## Exercise requirements
Retype nothing but the lines from the start of the material up to and including the line with "200, 200, 200]". Pictures don't belong in the copy.

## Dataset excerpt
◇ ◇ ◇

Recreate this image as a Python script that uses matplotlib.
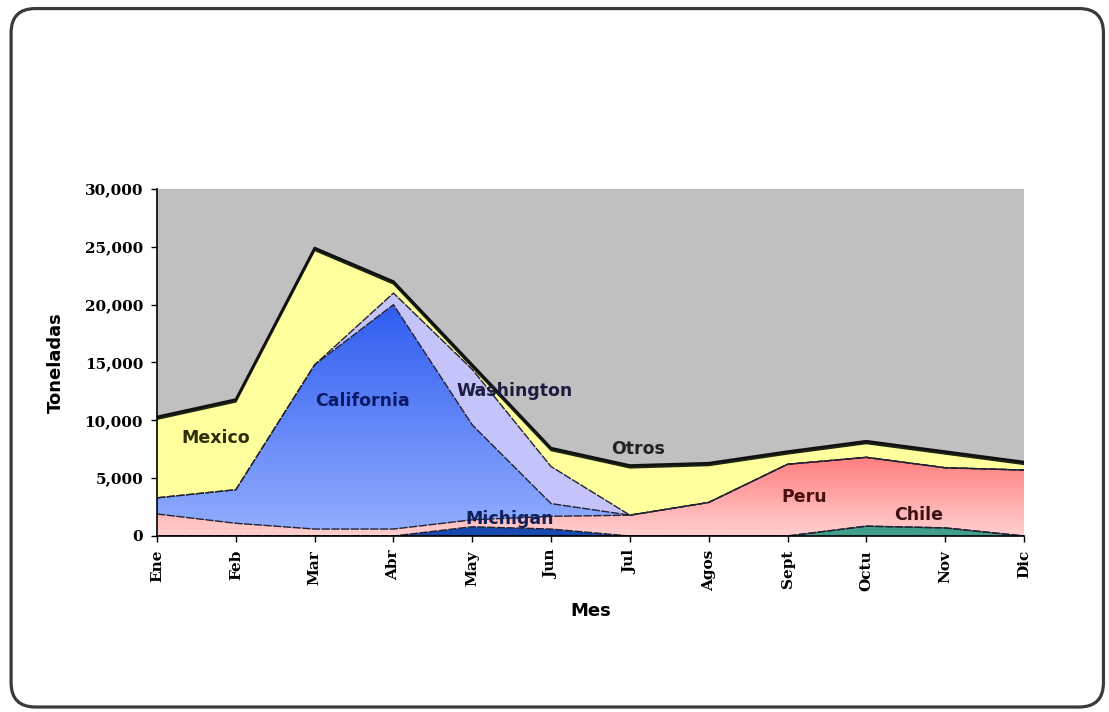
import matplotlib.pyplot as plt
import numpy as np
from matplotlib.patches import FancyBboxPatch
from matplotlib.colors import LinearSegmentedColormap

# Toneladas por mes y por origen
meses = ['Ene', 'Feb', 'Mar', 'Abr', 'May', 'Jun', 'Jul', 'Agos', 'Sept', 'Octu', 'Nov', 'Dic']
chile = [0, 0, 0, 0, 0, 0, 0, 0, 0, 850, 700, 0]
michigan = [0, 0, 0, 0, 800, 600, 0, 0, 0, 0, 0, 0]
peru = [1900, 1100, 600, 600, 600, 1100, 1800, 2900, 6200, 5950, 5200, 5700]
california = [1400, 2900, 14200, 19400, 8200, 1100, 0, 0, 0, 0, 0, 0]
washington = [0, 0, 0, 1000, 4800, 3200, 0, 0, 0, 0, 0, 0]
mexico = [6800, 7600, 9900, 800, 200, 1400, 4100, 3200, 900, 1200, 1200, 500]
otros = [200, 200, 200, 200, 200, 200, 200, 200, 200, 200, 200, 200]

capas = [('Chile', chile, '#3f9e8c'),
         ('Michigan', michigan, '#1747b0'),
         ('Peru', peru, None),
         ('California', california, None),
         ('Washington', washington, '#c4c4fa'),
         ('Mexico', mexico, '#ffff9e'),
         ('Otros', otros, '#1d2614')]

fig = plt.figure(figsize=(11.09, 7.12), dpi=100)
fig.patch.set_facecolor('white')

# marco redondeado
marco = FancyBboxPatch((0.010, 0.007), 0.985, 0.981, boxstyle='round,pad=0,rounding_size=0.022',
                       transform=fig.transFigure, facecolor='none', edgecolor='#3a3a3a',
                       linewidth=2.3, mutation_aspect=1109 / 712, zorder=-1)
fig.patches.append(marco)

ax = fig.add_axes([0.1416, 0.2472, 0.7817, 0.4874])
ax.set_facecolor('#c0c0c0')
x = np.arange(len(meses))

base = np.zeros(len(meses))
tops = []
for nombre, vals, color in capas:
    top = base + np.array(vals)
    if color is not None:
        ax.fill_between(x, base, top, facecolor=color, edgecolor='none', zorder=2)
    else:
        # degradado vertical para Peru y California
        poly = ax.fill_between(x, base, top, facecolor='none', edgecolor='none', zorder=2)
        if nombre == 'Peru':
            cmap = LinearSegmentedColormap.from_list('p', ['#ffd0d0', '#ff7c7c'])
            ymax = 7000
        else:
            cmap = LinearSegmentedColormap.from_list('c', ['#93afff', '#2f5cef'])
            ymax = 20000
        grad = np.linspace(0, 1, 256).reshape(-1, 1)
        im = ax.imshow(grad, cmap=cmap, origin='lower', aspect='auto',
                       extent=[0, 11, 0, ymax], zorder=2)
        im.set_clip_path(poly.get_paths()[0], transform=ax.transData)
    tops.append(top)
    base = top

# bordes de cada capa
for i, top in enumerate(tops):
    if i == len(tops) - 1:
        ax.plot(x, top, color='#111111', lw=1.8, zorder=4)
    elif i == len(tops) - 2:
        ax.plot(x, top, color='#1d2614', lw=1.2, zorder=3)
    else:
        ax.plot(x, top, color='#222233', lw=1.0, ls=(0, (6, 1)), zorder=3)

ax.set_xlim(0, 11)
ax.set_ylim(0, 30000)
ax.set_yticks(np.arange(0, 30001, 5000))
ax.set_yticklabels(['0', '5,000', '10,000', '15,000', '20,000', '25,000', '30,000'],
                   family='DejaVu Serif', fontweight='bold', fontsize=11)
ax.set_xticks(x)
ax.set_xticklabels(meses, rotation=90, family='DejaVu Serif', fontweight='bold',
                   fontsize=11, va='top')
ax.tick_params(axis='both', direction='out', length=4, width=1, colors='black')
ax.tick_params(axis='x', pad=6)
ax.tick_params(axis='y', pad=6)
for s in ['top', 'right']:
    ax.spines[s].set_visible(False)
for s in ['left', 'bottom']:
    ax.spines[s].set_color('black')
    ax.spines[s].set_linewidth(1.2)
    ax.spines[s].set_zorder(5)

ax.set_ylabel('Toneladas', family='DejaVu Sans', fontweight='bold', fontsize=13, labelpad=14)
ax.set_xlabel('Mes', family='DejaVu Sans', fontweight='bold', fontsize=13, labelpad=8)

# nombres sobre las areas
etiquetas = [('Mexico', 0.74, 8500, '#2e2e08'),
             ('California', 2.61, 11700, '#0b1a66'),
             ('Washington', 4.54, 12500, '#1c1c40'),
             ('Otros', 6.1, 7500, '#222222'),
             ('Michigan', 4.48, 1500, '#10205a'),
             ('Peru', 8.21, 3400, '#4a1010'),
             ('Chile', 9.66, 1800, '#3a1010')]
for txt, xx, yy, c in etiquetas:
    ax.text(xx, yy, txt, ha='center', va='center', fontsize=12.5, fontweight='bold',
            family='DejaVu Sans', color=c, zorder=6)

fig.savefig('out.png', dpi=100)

◇ ◇ ◇

## Expected output
Recreate this image as a Python script that uses matplotlib.
import matplotlib.pyplot as plt
import numpy as np
from matplotlib.patches import FancyBboxPatch
from matplotlib.colors import LinearSegmentedColormap

# Toneladas por mes y por origen
meses = ['Ene', 'Feb', 'Mar', 'Abr', 'May', 'Jun', 'Jul', 'Agos', 'Sept', 'Octu', 'Nov', 'Dic']
chile = [0, 0, 0, 0, 0, 0, 0, 0, 0, 850, 700, 0]
michigan = [0, 0, 0, 0, 800, 600, 0, 0, 0, 0, 0, 0]
peru = [1900, 1100, 600, 600, 600, 1100, 1800, 2900, 6200, 5950, 5200, 5700]
california = [1400, 2900, 14200, 19400, 8200, 1100, 0, 0, 0, 0, 0, 0]
washington = [0, 0, 0, 1000, 4800, 3200, 0, 0, 0, 0, 0, 0]
mexico = [6800, 7600, 9900, 800, 200, 1400, 4100, 3200, 900, 1200, 1200, 500]
otros = [200, 200, 200, 200, 200, 200, 200, 200, 200, 200, 200, 200]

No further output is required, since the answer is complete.